Abstract

In this paper, a new method is developed based on downward continuation with a varying shape window of hyperbolic S-transforms to estimate the depth of subsurface structures from gravity data. To increase the sensitivity of the algorithm to better define the top surface of a buried structure (i.e., enhanced resolution of short wavelength features), the Fourier transform operator in the downward continuation equation is replaced by a hyperbolic S-transform window with critical shape parameters. The hyperbolic S-transform allows us to focus on the high wavenumber features in the gravity data. Using the downward continuation equation, the greater the continuation level, the more unstable the values of the continued gravity data will be because of the exponentially increasing effects of continuation level within the formula.
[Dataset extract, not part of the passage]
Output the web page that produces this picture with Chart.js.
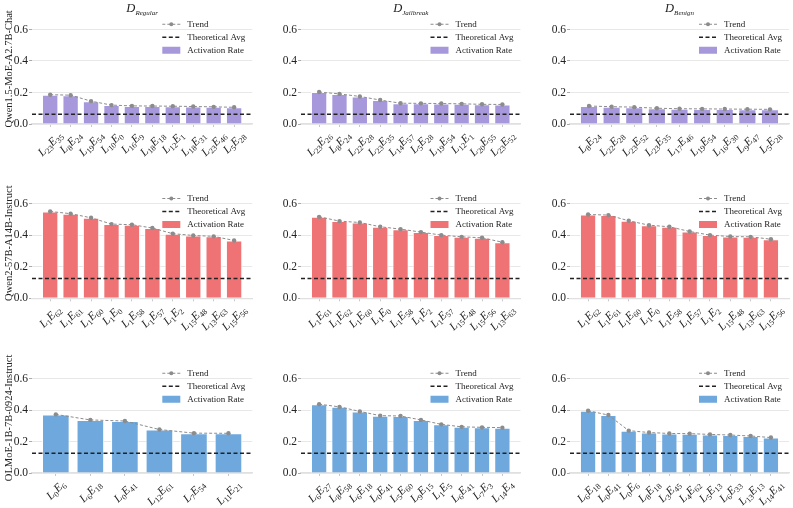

One of the objectives of our method is to employ a new formula for depth estimation based on a variant version of downward continuation, where the exponential operator is replaced by a logarithmic operator. Because the logarithm has a slow increase initially (gravity anomalies are usually located at the early portion of the position–wavenumber space), a result is the gradual increase in depth values, which avoids large and unrealistic variations in the calculated depths. Unlike the Fourier transform, the S-transform provides depth values dependent on both position and wavenumber. This allows us to average different calculated depths at each station to obtain a value for the depth in each position. The estimated depth values for gravity sources are referenced to the x-axis, because the S-transform provides the localized Fourier spectrum of data. The depth values must be averaged to decrease spatial shifting of locally obtained depths. Moreover, the averaging neutralizes the repetitive depth information that occurs through S-transforms of the original gravity data, rather than the S-transform of the analytic signal of gravity data. Analysis of synthetic and field gravity data illustrates the usefulness of the hyperbolic S-transform for estimating depth values of geologic structures.